JPL's Chris Boxe
Chris Boxe investigates the interaction of traces gases with ice particles, such as cirrus clouds and aircraft contrails in the atmosphere. Image credit: NASA/JPL
Christopher Boxe isn't yet 30 years old, but he's already become an expert in the field of environmental science. He's a scientist and engineer, with two master's degrees -- one in planetary science, the other in environmental science -- and a Ph. D in environmental science and engineering from the California Institute of Technology.

As a child Boxe lived in Kingston, Jamaica. He and his family moved to the United States when he was 6 years old to escape poverty, and allow him and his older brother to attend better schools. Boxe was interested in space and decided to study geological and planetary sciences at Morehouse College in Atlanta. Morehouse is the nation's only historically black, private liberal arts college for men. There he met a man who would change his life: Dr. James King, Jr. who worked at JPL for almost 35 years as a senior chemist and assistant laboratory director for technical divisions. King taught Boxe chemistry and encouraged him to pursue his post-grad and doctoral studies at Caltech. "Dr. King and my advisers at Caltech were patient and gave me opportunities to prove my intellectual potential," Boxe said. "Dr. King really helped shaped my career."

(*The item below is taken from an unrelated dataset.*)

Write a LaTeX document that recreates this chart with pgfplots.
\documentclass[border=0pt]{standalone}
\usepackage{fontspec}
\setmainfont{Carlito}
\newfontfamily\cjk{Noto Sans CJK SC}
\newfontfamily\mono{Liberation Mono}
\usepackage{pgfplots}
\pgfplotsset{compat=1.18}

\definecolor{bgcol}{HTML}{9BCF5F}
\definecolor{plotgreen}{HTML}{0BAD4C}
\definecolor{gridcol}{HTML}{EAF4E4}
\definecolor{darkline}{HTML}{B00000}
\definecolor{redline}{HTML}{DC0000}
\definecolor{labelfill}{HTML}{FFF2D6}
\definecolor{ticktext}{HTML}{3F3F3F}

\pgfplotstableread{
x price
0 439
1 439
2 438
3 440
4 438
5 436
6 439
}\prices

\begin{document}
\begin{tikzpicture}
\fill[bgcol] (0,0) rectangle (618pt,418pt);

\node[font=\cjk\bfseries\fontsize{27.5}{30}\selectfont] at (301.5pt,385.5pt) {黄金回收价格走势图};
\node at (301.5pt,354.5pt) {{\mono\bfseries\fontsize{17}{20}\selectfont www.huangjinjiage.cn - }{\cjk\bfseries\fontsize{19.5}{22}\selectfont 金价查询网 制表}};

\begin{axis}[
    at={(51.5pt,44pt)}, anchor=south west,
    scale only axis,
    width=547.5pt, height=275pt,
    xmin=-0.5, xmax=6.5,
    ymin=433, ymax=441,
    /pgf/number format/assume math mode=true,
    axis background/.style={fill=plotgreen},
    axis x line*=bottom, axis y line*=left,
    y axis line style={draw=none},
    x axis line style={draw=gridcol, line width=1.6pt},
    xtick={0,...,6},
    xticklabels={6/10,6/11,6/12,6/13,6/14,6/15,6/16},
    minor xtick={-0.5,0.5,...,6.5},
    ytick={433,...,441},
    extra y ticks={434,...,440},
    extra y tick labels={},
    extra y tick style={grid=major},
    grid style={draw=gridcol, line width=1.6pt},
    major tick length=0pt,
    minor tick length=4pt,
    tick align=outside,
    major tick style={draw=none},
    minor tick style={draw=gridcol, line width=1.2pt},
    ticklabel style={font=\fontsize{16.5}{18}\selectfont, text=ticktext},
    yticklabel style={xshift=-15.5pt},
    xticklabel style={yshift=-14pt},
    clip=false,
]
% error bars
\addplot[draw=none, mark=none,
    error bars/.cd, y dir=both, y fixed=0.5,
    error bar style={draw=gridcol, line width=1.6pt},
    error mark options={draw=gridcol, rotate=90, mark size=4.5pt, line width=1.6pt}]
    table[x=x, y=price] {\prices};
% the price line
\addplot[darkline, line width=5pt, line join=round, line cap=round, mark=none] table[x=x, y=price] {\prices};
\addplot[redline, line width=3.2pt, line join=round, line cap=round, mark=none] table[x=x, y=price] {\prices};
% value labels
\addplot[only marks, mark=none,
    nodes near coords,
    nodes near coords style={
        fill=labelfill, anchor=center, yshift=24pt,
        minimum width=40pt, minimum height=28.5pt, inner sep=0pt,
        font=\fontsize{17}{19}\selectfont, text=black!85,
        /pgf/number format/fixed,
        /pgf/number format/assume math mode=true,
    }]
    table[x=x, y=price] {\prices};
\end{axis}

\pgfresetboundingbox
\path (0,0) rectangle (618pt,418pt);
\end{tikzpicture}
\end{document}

During his current post-doctoral fellowship at JPL, Boxe conducts laboratory and computer simulations of surface chemistry on Earth to determine how it relates to environmental occurrences such as climate change. "My personal opinion is that global warming is occurring," he says. "The real question to answer is to what extent it is caused by human-induced activity as opposed to natural causes."

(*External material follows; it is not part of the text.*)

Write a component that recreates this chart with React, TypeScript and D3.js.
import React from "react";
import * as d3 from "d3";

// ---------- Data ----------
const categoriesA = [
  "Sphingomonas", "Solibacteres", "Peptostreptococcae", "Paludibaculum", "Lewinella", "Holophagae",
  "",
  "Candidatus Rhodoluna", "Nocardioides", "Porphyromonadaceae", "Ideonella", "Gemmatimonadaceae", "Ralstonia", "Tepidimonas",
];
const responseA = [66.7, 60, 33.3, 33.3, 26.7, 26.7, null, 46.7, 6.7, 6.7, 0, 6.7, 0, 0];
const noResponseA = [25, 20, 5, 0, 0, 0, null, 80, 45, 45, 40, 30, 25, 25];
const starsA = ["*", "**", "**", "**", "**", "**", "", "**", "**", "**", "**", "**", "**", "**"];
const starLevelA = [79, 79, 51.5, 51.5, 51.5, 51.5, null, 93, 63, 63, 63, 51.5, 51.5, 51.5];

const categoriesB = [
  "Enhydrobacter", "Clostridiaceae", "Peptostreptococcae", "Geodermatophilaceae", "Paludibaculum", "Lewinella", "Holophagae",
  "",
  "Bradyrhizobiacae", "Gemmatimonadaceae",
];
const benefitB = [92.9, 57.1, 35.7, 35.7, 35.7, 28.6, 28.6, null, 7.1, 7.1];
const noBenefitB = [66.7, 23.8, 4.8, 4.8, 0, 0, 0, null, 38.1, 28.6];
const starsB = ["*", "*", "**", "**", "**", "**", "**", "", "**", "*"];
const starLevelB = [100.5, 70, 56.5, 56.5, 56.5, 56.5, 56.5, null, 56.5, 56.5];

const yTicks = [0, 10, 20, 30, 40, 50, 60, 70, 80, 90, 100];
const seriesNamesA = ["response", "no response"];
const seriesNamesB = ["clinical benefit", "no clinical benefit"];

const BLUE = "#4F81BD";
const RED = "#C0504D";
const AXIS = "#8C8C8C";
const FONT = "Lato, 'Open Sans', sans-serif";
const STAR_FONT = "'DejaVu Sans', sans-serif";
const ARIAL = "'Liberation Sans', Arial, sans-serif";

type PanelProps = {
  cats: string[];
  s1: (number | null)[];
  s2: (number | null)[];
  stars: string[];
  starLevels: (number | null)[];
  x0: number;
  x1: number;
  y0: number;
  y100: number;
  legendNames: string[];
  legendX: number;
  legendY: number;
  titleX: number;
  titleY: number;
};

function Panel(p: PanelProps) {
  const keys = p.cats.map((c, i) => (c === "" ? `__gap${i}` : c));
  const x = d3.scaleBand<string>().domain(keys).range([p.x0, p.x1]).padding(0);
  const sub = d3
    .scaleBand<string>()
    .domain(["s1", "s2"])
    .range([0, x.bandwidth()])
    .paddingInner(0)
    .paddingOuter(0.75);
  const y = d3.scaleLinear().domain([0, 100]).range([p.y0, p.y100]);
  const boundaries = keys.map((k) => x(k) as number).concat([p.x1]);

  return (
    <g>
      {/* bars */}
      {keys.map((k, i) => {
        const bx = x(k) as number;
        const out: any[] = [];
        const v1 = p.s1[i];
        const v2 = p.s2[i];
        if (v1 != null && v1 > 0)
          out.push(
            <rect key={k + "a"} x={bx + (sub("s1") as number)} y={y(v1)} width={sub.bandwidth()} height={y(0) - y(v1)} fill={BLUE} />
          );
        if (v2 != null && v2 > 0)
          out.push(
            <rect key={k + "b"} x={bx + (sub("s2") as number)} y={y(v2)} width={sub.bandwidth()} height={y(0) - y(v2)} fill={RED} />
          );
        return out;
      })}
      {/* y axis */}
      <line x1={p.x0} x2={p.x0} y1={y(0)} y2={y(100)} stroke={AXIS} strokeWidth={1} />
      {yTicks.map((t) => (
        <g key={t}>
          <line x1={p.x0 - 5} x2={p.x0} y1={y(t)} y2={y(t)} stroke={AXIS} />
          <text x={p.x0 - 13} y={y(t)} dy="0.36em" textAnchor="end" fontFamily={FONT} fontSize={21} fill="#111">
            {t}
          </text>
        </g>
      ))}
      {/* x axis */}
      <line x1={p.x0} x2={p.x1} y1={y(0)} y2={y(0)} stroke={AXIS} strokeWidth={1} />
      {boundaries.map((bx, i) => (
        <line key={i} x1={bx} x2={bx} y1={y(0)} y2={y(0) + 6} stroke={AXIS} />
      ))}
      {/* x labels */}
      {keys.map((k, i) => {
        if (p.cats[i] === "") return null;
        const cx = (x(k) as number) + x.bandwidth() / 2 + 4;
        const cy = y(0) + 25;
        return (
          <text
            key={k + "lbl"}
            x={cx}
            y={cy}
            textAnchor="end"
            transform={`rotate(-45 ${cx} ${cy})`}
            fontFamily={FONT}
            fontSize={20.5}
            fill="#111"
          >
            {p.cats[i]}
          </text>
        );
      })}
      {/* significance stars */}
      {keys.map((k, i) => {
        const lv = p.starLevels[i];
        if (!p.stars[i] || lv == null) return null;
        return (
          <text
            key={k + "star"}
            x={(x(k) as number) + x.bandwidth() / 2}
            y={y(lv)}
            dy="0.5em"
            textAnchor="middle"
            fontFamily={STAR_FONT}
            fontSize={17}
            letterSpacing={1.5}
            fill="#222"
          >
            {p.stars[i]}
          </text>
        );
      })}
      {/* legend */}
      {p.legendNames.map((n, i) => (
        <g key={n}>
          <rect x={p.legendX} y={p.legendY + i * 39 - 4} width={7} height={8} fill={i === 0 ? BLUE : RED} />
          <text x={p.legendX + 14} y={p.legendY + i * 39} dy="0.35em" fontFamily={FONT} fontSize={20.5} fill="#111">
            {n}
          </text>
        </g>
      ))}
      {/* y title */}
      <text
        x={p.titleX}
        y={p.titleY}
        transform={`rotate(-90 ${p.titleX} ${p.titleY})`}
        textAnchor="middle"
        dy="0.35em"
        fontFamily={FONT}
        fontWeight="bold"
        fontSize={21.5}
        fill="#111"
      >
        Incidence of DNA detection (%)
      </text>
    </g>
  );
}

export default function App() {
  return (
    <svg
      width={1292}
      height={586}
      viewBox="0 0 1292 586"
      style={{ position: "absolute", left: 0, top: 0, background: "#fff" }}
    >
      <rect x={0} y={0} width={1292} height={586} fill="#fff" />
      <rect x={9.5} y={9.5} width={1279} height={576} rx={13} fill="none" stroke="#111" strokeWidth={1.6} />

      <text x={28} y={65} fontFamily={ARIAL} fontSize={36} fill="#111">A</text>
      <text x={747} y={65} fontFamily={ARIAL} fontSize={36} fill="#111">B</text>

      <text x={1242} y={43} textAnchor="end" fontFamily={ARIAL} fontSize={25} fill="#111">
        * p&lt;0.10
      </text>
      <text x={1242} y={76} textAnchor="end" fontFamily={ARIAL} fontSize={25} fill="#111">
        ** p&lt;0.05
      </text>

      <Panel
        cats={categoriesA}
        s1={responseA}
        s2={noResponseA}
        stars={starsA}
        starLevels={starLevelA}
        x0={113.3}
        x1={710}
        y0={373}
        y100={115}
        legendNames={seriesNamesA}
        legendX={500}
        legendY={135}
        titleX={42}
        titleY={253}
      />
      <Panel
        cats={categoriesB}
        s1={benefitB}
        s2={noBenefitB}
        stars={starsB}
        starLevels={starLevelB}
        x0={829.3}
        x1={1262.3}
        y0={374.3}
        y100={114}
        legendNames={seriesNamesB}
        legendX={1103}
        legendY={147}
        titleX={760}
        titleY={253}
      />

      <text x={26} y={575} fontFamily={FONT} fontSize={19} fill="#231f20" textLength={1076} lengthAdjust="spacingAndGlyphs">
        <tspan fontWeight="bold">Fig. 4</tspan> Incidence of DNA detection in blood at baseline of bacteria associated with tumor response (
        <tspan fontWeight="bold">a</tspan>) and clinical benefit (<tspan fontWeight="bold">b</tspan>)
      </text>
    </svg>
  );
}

Trying to figure out the answer, Boxe and his colleague Alfonso Saiz-Lopez created a complex computer system, known as a condense phase-to-air transfer model, that studies Antarctic sea-ice and its interaction with gases over coastal Antarctica.

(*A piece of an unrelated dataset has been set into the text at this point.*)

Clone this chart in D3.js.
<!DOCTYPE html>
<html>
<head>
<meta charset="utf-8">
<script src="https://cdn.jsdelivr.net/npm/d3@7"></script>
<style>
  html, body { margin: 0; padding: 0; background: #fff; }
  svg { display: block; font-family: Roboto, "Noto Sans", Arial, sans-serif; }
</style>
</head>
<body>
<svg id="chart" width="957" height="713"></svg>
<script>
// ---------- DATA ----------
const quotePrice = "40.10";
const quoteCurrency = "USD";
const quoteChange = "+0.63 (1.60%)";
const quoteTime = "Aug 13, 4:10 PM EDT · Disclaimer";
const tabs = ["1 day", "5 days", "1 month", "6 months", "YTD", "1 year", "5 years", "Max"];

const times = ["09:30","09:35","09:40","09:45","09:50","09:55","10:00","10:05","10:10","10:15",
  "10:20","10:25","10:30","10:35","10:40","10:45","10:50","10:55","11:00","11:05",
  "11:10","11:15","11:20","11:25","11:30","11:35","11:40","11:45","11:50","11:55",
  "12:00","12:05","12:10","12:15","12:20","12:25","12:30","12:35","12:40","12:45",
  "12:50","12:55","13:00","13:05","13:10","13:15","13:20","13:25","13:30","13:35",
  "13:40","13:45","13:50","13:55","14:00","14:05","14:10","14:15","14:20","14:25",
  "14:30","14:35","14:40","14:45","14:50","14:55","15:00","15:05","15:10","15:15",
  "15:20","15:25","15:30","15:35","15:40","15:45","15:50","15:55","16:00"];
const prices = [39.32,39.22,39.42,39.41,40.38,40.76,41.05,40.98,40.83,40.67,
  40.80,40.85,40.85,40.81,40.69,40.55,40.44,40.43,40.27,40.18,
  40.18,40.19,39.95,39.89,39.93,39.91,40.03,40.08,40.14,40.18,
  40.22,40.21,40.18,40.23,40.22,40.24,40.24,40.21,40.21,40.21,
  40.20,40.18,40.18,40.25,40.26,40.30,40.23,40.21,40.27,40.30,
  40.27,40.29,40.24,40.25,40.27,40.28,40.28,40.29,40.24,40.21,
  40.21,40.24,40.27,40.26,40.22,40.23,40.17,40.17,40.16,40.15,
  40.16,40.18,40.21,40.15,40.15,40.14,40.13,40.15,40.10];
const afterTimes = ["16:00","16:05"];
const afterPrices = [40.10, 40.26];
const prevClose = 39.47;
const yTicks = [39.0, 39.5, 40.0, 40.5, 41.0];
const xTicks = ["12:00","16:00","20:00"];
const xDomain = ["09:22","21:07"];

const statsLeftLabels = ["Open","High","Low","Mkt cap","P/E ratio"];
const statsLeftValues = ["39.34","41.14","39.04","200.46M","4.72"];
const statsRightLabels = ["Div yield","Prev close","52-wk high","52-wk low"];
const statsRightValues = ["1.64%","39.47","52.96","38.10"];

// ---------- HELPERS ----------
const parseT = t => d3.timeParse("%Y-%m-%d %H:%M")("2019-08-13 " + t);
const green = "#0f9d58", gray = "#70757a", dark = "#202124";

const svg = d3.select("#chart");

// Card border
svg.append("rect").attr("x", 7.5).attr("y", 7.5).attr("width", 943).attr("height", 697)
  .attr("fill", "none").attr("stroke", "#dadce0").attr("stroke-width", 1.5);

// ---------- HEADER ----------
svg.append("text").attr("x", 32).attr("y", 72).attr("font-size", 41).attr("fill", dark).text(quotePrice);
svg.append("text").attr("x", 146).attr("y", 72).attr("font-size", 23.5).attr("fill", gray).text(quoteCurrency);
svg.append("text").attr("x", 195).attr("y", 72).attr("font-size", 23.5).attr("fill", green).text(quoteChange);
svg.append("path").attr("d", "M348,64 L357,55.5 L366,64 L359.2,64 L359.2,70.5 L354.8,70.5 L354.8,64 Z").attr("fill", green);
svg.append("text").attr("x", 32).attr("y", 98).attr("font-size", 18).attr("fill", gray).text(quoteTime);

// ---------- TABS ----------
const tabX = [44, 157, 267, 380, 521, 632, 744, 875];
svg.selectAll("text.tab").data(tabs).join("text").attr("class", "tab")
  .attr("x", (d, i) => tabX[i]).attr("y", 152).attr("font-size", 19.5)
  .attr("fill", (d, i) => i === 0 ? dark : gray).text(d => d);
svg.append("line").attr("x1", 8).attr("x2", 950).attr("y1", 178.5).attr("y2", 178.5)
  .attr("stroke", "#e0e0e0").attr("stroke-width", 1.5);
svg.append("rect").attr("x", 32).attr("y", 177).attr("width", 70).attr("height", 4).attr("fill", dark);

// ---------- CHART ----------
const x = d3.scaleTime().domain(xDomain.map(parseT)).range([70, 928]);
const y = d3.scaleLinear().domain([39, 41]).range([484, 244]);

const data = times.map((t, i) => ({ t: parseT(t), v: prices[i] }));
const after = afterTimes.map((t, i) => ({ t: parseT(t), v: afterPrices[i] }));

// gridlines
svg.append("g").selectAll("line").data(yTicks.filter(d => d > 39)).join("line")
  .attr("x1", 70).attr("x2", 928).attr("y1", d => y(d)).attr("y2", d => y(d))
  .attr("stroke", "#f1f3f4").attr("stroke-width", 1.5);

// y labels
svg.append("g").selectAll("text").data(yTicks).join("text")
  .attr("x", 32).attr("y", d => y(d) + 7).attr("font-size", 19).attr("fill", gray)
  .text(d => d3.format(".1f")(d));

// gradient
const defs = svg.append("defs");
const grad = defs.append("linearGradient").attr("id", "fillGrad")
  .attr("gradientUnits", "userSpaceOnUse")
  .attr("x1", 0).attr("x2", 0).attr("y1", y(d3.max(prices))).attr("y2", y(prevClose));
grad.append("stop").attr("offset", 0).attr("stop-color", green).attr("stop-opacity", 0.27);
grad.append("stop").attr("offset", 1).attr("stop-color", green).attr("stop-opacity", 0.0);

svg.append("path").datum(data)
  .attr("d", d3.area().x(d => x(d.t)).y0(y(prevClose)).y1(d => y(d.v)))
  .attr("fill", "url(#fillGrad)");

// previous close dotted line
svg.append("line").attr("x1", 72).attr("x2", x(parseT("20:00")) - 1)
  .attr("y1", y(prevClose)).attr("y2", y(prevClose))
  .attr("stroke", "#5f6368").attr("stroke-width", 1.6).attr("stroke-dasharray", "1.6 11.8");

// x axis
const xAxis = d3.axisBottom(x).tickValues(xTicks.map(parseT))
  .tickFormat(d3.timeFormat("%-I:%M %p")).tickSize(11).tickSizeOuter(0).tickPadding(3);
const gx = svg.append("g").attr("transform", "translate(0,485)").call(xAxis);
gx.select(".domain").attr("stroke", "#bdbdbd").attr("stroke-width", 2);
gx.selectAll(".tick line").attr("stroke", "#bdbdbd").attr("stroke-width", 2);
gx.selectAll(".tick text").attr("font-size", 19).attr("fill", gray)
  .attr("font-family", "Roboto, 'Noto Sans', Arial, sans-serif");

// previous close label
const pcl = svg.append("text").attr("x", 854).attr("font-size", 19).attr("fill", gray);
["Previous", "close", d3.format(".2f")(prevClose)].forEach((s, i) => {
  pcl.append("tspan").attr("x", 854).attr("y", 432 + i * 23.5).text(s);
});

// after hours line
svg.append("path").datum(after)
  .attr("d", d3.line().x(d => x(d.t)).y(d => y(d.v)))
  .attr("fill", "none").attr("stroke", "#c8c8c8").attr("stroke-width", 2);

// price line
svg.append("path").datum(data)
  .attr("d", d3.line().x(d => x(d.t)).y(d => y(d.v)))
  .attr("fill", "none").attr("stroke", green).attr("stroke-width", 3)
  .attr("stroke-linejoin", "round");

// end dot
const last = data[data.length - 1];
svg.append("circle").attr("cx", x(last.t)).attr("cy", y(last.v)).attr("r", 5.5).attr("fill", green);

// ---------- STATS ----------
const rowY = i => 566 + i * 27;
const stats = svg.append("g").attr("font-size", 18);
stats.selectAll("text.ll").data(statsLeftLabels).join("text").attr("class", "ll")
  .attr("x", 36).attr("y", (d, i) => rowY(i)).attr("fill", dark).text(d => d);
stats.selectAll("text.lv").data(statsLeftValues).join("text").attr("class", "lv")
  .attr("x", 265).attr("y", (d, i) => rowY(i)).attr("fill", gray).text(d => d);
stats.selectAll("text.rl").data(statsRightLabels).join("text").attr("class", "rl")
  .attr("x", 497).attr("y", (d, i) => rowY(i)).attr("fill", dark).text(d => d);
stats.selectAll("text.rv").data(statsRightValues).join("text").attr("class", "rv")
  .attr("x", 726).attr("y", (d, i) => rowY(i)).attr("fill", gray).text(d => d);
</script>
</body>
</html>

King also inspired Boxe's desire to work in academia. One of his goals is to teach environmental chemistry at Georgia Institute of Technology in Atlanta. "I really want to inspire minority students to attain a higher education, especially students at Morehouse and other schools in the Atlanta University Center Consortium,which includes Spelman College and Clark Atlanta University," he said. "Interacting with students is my passion, and it's what really drives me. For me, there's no better way to constantly learn than studying."